• DATA RECORDS
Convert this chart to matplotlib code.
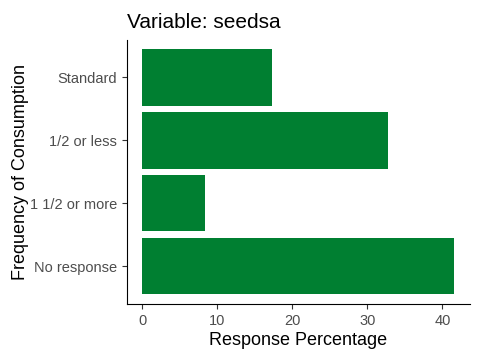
import matplotlib
matplotlib.use("Agg")
import matplotlib.pyplot as plt

categories = ["No response", "1 1/2 or more", "1/2 or less", "Standard"]
percentages = [41.6, 8.4, 32.7, 17.3]

plt.rcParams["font.family"] = ["Liberation Sans", "DejaVu Sans"]

fig = plt.figure(figsize=(4.8, 3.6), dpi=100)
ax = fig.add_axes([0.264, 0.156, 0.715, 0.734])

pos = list(range(1, len(categories) + 1))
ax.barh(pos, percentages, height=0.9, color="#007F31")

ax.set_yticks(pos)
ax.set_yticklabels(categories)
ax.set_xticks([0, 10, 20, 30, 40])
ax.set_ylim(0.4, len(categories) + 0.6)
top = max(percentages)
ax.set_xlim(-0.05 * top, top * 1.05)

ax.spines["top"].set_visible(False)
ax.spines["right"].set_visible(False)
ax.tick_params(colors="#333333", labelcolor="#4D4D4D", labelsize=10.5, length=3.5)

ax.set_xlabel("Response Percentage", fontsize=13, labelpad=3)
ax.set_ylabel("Frequency of Consumption", fontsize=13, labelpad=0.5)
ax.set_title("Variable: seedsa", fontsize=15, loc="left", pad=8)

fig.savefig("out.png", dpi=100)
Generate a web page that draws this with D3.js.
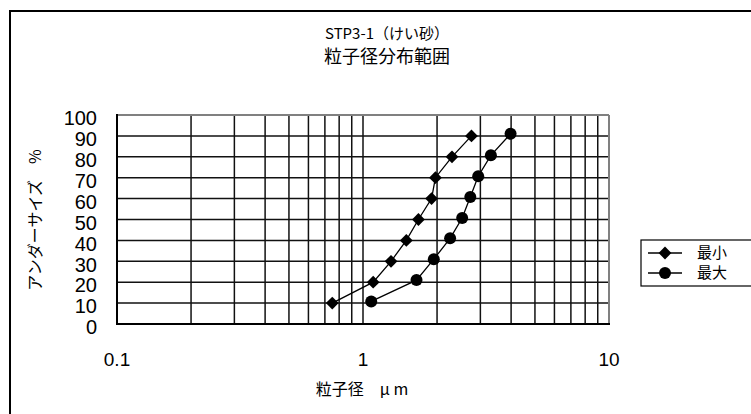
<!DOCTYPE html>
<html>
<head>
<meta charset="utf-8">
<script src="https://cdn.jsdelivr.net/npm/d3@7"></script>
<style>
  body { margin: 0; background: #fff; }
  svg text { fill: #000; }
  .jp { font-family: "Noto Sans CJK JP", sans-serif; }
  .num { font-family: "Liberation Sans", Arial, sans-serif; }
</style>
</head>
<body>
<svg id="chart" width="751" height="414"></svg>
<script>
// percent levels (under size %)
const pctLevels = [10, 20, 30, 40, 50, 60, 70, 80, 90];
// particle size, min curve (um)
const sizeMin = [0.75, 1.1, 1.3, 1.5, 1.68, 1.9, 1.97, 2.3, 2.76];
// particle size, max curve (um) and its plotted percents
const sizeMax = [1.08, 1.65, 1.94, 2.26, 2.53, 2.73, 2.94, 3.31, 3.98];
const pctMax = [10.8, 21, 31, 41, 50.7, 60.8, 70.7, 80.7, 91];
const seriesNames = ["最小", "最大"];
const xTickLabels = ["0.1", "1", "10"];
const yTickValues = [0, 10, 20, 30, 40, 50, 60, 70, 80, 90, 100];

const svg = d3.select("#chart");

// chart frame
svg.append("rect")
  .attr("x", 10).attr("y", 11)
  .attr("width", 800).attr("height", 500)
  .attr("fill", "none")
  .attr("stroke", "#000")
  .attr("stroke-width", 2);

const plot = { left: 117, right: 609, top: 115, bottom: 324 };

const x = d3.scaleLog().domain([0.1, 10]).range([plot.left, plot.right]);
const y = d3.scaleLinear().domain([0, 100]).range([plot.bottom, plot.top]);

// title
const title = svg.append("text")
  .attr("class", "jp")
  .attr("text-anchor", "middle")
  .style("font-size", "15px");
title.append("tspan").attr("x", 387).attr("y", 39).text("STP3-1（けい砂）");
title.append("tspan").attr("x", 387).attr("y", 63).style("font-size", "18px").text("粒子径分布範囲");

// grid
const g = svg.append("g");
const minorTicks = x.ticks(30).filter(d => d > 0.1 && d < 10);

g.selectAll(".vgrid")
  .data(minorTicks)
  .enter().append("line")
  .attr("class", "vgrid")
  .attr("x1", d => x(d)).attr("x2", d => x(d))
  .attr("y1", plot.top).attr("y2", plot.bottom)
  .attr("stroke", "#111")
  .attr("stroke-width", 1.5);

g.selectAll(".hgrid")
  .data(yTickValues.filter(d => d > 0 && d < 100))
  .enter().append("line")
  .attr("class", "hgrid")
  .attr("x1", plot.left).attr("x2", plot.right)
  .attr("y1", d => y(d)).attr("y2", d => y(d))
  .attr("stroke", "#111")
  .attr("stroke-width", 1.5);

// plot border: top/right grey, left/bottom black
g.append("line").attr("x1", plot.left).attr("x2", plot.right)
  .attr("y1", plot.top).attr("y2", plot.top)
  .attr("stroke", "#808080").attr("stroke-width", 2);
g.append("line").attr("x1", plot.right).attr("x2", plot.right)
  .attr("y1", plot.top).attr("y2", plot.bottom)
  .attr("stroke", "#808080").attr("stroke-width", 2);
g.append("line").attr("x1", plot.left).attr("x2", plot.left)
  .attr("y1", plot.top - 1).attr("y2", plot.bottom + 1)
  .attr("stroke", "#000").attr("stroke-width", 2);
g.append("line").attr("x1", plot.left - 1).attr("x2", plot.right + 1)
  .attr("y1", plot.bottom).attr("y2", plot.bottom)
  .attr("stroke", "#000").attr("stroke-width", 2);

// y tick labels
svg.selectAll(".ylab")
  .data(yTickValues)
  .enter().append("text")
  .attr("class", "ylab num")
  .attr("x", 97)
  .attr("y", d => y(d) + 3)
  .attr("dy", "0.36em")
  .attr("text-anchor", "end")
  .style("font-size", "20px")
  .text(d => d);

// x tick labels
svg.selectAll(".xlab")
  .data(xTickLabels)
  .enter().append("text")
  .attr("class", "xlab num")
  .attr("x", d => x(+d))
  .attr("y", 359)
  .attr("dy", "0.36em")
  .attr("text-anchor", "middle")
  .style("font-size", "19px")
  .text(d => d);

// axis titles
svg.append("text")
  .attr("class", "jp")
  .attr("transform", "translate(35,220) rotate(-90)")
  .attr("text-anchor", "middle")
  .attr("dy", "0.36em")
  .style("font-size", "16px")
  .text("アンダーサイズ　%");

svg.append("text")
  .attr("class", "jp")
  .attr("x", 362).attr("y", 389)
  .attr("dy", "0.36em")
  .attr("text-anchor", "middle")
  .style("font-size", "16px")
  .text("粒子径　μ m");

// series
const minData = pctLevels.map((p, i) => ({ s: sizeMin[i], p: p }));
const maxData = pctMax.map((p, i) => ({ s: sizeMax[i], p: p }));

const line = d3.line().x(d => x(d.s)).y(d => y(d.p));
const diamond = d3.symbol().type(d3.symbolSquare).size(82);

svg.append("path").datum(minData)
  .attr("d", line).attr("fill", "none")
  .attr("stroke", "#000").attr("stroke-width", 1.3);
svg.append("path").datum(maxData)
  .attr("d", line).attr("fill", "none")
  .attr("stroke", "#000").attr("stroke-width", 1.3);

svg.selectAll(".mk-min")
  .data(minData)
  .enter().append("path")
  .attr("class", "mk-min")
  .attr("transform", d => `translate(${x(d.s)},${y(d.p)}) rotate(45)`)
  .attr("d", diamond)
  .attr("fill", "#000");

svg.selectAll(".mk-max")
  .data(maxData)
  .enter().append("circle")
  .attr("class", "mk-max")
  .attr("cx", d => x(d.s)).attr("cy", d => y(d.p))
  .attr("r", 6)
  .attr("fill", "#000");

// legend
const legend = svg.append("g").attr("transform", "translate(641,240)");
legend.append("rect")
  .attr("width", 130).attr("height", 46)
  .attr("fill", "#fff")
  .attr("stroke", "#000").attr("stroke-width", 1.2);

const items = legend.selectAll(".legend-item")
  .data(seriesNames)
  .enter().append("g")
  .attr("class", "legend-item")
  .attr("transform", (d, i) => `translate(0, ${13 + i * 20})`);

items.append("line")
  .attr("x1", 7).attr("x2", 41)
  .attr("stroke", "#000").attr("stroke-width", 1.3);

items.filter((d, i) => i === 0).append("path")
  .attr("transform", "translate(24,0) rotate(45)")
  .attr("d", diamond).attr("fill", "#000");
items.filter((d, i) => i === 1).append("circle")
  .attr("cx", 24).attr("r", 6).attr("fill", "#000");

items.append("text")
  .attr("class", "jp")
  .attr("x", 56)
  .attr("dy", "0.36em")
  .style("font-size", "15px")
  .text(d => d);
</script>
</body>
</html>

• INSTRUCTIONS TO FOLLOW
Read the entries and show each line that mentions "matplotlib".

• CORRECT OUTPUT
Convert this chart to matplotlib code.
import matplotlib
matplotlib.use("Agg")
import matplotlib.pyplot as plt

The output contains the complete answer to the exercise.